In a world that loves acronyms and abbreviations, here’s another one to add to the list. Non-exercise activity thermogenesis or NEAT is a component of total daily energy expenditure. As we enter the holiday season and consume those extra calories that typically come with it, I thought it would be appropriate to discuss something many people don’t consider when they switch into the New Year fat burning mode. Mixing in a strategy to improve your NEAT calories can be life changing.
Your body’s total energy expenditure can be broken into four parts:
Energy Expenditure (EE) = Resting Metabolic Rate (RMR) + Non-exercise Activity Thermogenesis (N.E.A.T) + Physical Activity (PA) + Thermic Effect of Food (TEF)
Resting Metabolic Rate (RMR)
This is a measurement of calories your body requires to maintain it’s balance or homeostasis. This includes basic body activities such as breathing, sleeping, heartbeats, and maintaining your body temperature. It requires the most amount of your daily energy and is a lot higher than most people realize. It also includes the calories needed for eating and performing light activities such as walking to the bathroom.
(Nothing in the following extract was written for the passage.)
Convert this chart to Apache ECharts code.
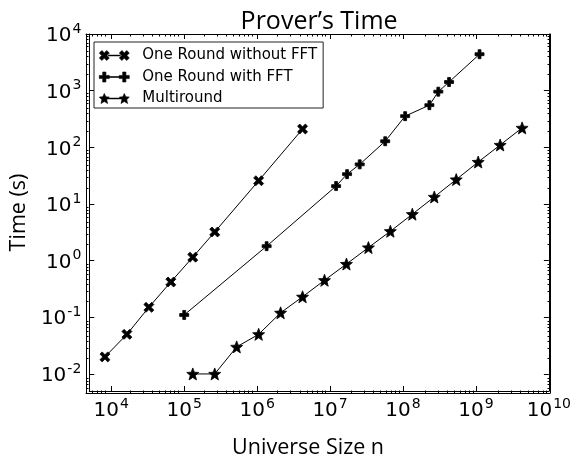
<!DOCTYPE html>
<html><head><meta charset="utf-8">
<script src="https://cdn.jsdelivr.net/npm/echarts@6/dist/echarts.min.js"></script>
<style>html,body{margin:0;padding:0;background:#fff}#c{width:574px;height:464px}</style>
</head><body><div id="c"></div>
<script>
const seriesNames = ['One Round without FFT', 'One Round with FFT', 'Multiround'];
const noFftX = [8192, 16384, 32768, 65536, 131072, 262144, 1048576, 4194304];
const noFftY = [0.02, 0.05, 0.15, 0.42, 1.15, 3.2, 25.7, 210];
const fftX = [1.0e5, 1.35e6, 1.21e7, 1.71e7, 2.55e7, 5.7e7, 1.07e8, 2.3e8, 3.05e8, 4.28e8, 1.12e9];
const fftY = [0.11, 1.8, 20.7, 33.6, 50, 128, 355, 555, 960, 1420, 4400];
const multiX = [131072, 262144, 524288, 1048576, 2097152, 4194304, 8388608, 16777216, 33554432,
  67108864, 134217728, 268435456, 536870912, 1073741824, 2147483648, 4294967296];
const multiY = [0.01, 0.01, 0.03, 0.05, 0.12, 0.23, 0.45, 0.87, 1.7, 3.3, 6.6, 13.3, 27, 55, 110, 220];
const xMajorTicks = [1e4, 1e5, 1e6, 1e7, 1e8, 1e9, 1e10];
const yMajorTicks = [1e-2, 1e-1, 1, 1e1, 1e2, 1e3, 1e4];
const xDecades = [1e3, 1e4, 1e5, 1e6, 1e7, 1e8, 1e9];
const yDecades = [1e-3, 1e-2, 1e-1, 1, 1e1, 1e2, 1e3];
const minorMult = [2, 3, 4, 5, 6, 7, 8, 9];
const X_MIN = 5000, X_MAX = 1e10, Y_MIN = 0.005, Y_MAX = 1e4;

function minors(decades, lo, hi) {
  const out = [];
  decades.forEach(d => minorMult.forEach(m => { const v = +(d * m).toPrecision(6); if (v > lo * 1.0001 && v < hi * 0.9999) out.push(v); }));
  return out;
}
const xMinorTicks = minors(xDecades, X_MIN, X_MAX);
const yMinorTicks = minors(yDecades, Y_MIN, Y_MAX);

const powFmt = v => { const e = Math.round(Math.log10(v)); return '{b|10}{s|' + (e < 0 ? '-' + (-e) : e) + '}'; };
const richLbl = {
  b: { fontFamily: 'DejaVu Sans', fontSize: 20, color: '#000', lineHeight: 24, verticalAlign: 'bottom' },
  s: { fontFamily: 'DejaVu Sans', fontSize: 14, color: '#000', lineHeight: 24, verticalAlign: 'top', padding: [0, 0, 0, 1] }
};
const nameFont = 'Open Sans';

function axis(kind, gridIndex, position, ticks, len, withLabels, extra) {
  const isX = kind === 'x';
  const a = {
    type: 'log', logBase: 10, gridIndex, position,
    min: isX ? X_MIN : Y_MIN, max: isX ? X_MAX : Y_MAX,
    axisLine: { show: true, onZero: false, lineStyle: { color: '#000', width: 1 } },
    axisTick: { show: true, inside: true, length: len, customValues: ticks, lineStyle: { color: '#000', width: 1 } },
    minorTick: { show: false }, splitLine: { show: false }, minorSplitLine: { show: false },
    axisLabel: withLabels ? { show: true, customValues: ticks, formatter: powFmt, rich: richLbl, margin: isX ? 6 : 8 } : { show: false }
  };
  return Object.assign(a, extra || {});
}

const sym = {
  x: 'path://M2.2,0 L5,2.8 L7.8,0 L10,2.2 L7.2,5 L10,7.8 L7.8,10 L5,7.2 L2.2,10 L0,7.8 L2.8,5 L0,2.2 Z',
  plus: 'path://M3.4,0 H6.6 V3.4 H10 V6.6 H6.6 V10 H3.4 V6.6 H0 V3.4 H3.4 Z',
  star: 'path://M50,0 L63,34 L100,36 L71,60 L81,96 L50,76 L19,96 L29,60 L0,36 L37,34 Z'
};
// legend icons: marker - line - marker, drawn in a 30x10 box
const legendIcons = [
  'path://M2.6,0 L5,2.4 L7.4,0 L10,2.6 L7.6,5 L10,7.4 L7.4,10 L5,7.6 L2.6,10 L0,7.4 L2.4,5 L0,2.6 Z M9,4.6 H21 V5.4 H9 Z M22.6,0 L25,2.4 L27.4,0 L30,2.6 L27.6,5 L30,7.4 L27.4,10 L25,7.6 L22.6,10 L20,7.4 L22.4,5 L20,2.6 Z',
  'path://M3.4,0 H6.6 V3.4 H10 V6.6 H6.6 V10 H3.4 V6.6 H0 V3.4 H3.4 Z M9,4.6 H21 V5.4 H9 Z M23.4,0 H26.6 V3.4 H30 V6.6 H26.6 V10 H23.4 V6.6 H20 V3.4 H23.4 Z',
  'path://M5,0 L6.5,3.3 L10,3.6 L7.4,6.2 L8.3,10 L5,8 L1.7,10 L2.6,6.2 L0,3.6 L3.5,3.3 Z M8,4.6 H22 V5.4 H8 Z M25,0 L26.5,3.3 L30,3.6 L27.4,6.2 L28.3,10 L25,8 L21.7,10 L22.6,6.2 L20,3.6 L23.5,3.3 Z'
];

function mk(name, xs, ys, symbol, size) {
  return {
    name, type: 'line', xAxisIndex: 0, yAxisIndex: 0,
    data: xs.map((x, i) => [x, ys[i]]),
    symbol, symbolSize: size, showAllSymbol: true,
    lineStyle: { color: '#000', width: 1 },
    itemStyle: { color: '#000', borderColor: '#000', borderWidth: 0.8 },
    emphasis: { disabled: true }, animation: false
  };
}

const gridRect = { left: 86, top: 34, right: 24, bottom: 71, containLabel: false };
const option = {
  backgroundColor: '#fff',
  animation: false,
  grid: [Object.assign({}, gridRect), Object.assign({}, gridRect)],
  xAxis: [
    axis('x', 0, 'bottom', xMajorTicks, 5, true, {
      name: 'Universe Size n', nameLocation: 'middle', nameGap: 46,
      nameTextStyle: { fontFamily: nameFont, fontSize: 21.5, color: '#000', padding: [0, 22, 0, 0] }
    }),
    axis('x', 0, 'top', xMajorTicks, 5, false, {
      name: 'Prover’s Time', nameLocation: 'middle', nameGap: 0,
      nameTextStyle: { fontFamily: nameFont, fontSize: 25, color: '#000', verticalAlign: 'bottom' }
    }),
    axis('x', 1, 'bottom', xMinorTicks, 2.5, false),
    axis('x', 1, 'top', xMinorTicks, 2.5, false)
  ],
  yAxis: [
    axis('y', 0, 'left', yMajorTicks, 5, true, {
      name: 'Time (s)', nameLocation: 'middle', nameGap: 51, nameRotate: 90,
      nameTextStyle: { fontFamily: nameFont, fontSize: 21.5, color: '#000' }
    }),
    axis('y', 0, 'right', yMajorTicks, 5, false),
    axis('y', 1, 'left', yMinorTicks, 2.5, false),
    axis('y', 1, 'right', yMinorTicks, 2.5, false)
  ],
  legend: {
    orient: 'vertical', left: 94, top: 42,
    data: seriesNames.map((n, i) => ({ name: n, icon: legendIcons[i], itemStyle: { borderWidth: 0.6 } })),
    backgroundColor: '#fff', borderColor: '#222', borderWidth: 1,
    padding: [6, 6, 2, 5], itemGap: 6.5, itemWidth: 30, itemHeight: 10,
    textStyle: { fontFamily: 'DejaVu Sans', fontSize: 15, color: '#000', padding: [0, 0, 0, 8] },
    selectedMode: false
  },
  series: [
    mk(seriesNames[0], noFftX, noFftY, sym.x, 10),
    mk(seriesNames[1], fftX, fftY, sym.plus, 9),
    mk(seriesNames[2], multiX, multiY, sym.star, 12)
  ]
};
const chart = echarts.init(document.getElementById('c'), null, { renderer: 'canvas' });
chart.setOption(option);
</script>
</body></html>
Thermal Effect of feeding (TEF)
These are the calories utilized to digest our food. The amount depends on the type of foods eaten, which would explain the food sweats I had Thanksgiving evening. All joking aside, protein does require more energy to digest, so a simple tactic to ramp up your TEF rate is to increase your ratio of protein and decrease your carbohydrate intake.
Physical or Exercise Activity (PA)
This is what we observe daily at the studio. Because we wear heart monitors in many of our HIIT workouts at the studio, new members are always surprised how low this number can be.
N.E.A.T or non-exercise activity thermogenesis
These are the calories burned from all of the movement you do during the day that are not exercise. Examples of this are cooking, cleaning the house, and gardening. This is how technology and its advances have made our daily lives easier, but at a cost. Just go back 100 years. How many people owned an automobile prior to 1922? Think about how getting around has become easier because we don’t need to walk everywhere. Here’s a better example. Just look at the creation of the TV remote control. Not only can we binge watch episodes of Yellowstone for six hours, but we also don’t have to move to change the channel on the TV.
Here is a little secret about NEAT
Our bodies are very in tune when we do things such as reduce calories. It wants to maintain a balance, so it slows down our resting metabolism rate. It can get worse when we reduce calories and add exercise. The same activity can drop in the number of calories required. Yup. The amount of calories you burn pushing the sled across the turf last month decreases if you reduce your calories too much.
Another common scenario is that after reducing calories and exercising you have less energy to do the other activities you normally do. Suddenly cooking at home is substituted by ordering dinner on Door dash. Or the daily walk with your dog is reduced from a 25 minutes power walk to a 15 minute stroll as you look at your Instagram feed.
OK, before you think, “Why bother then?”, this is where the value in the quality of your calories matter and why drastically cutting calories is not good. A subtle reduction of 10% in your calories is enough to create a deficit and not push your body and metabolism into survival mode.
A reduction of 2,250 calories to 2,000 calories is good. 2,250 to 1,500 is far too drastic.
Therefore, there is value in activity trackers. Get in those 10,000 steps. Take a 20-minute walk after lunch and dinner. As you hit the stores for Christmas shopping this holiday season, park far away from the store. At the dinner table, opt for more turkey and ham and be mindful of the stuffing and macaroni and cheese. Simply put, you can’t work out and sit on your butt the rest of the day and expect to drop body-fat. The key is to combine exercise with an increase in NEAT to reduce body-fat.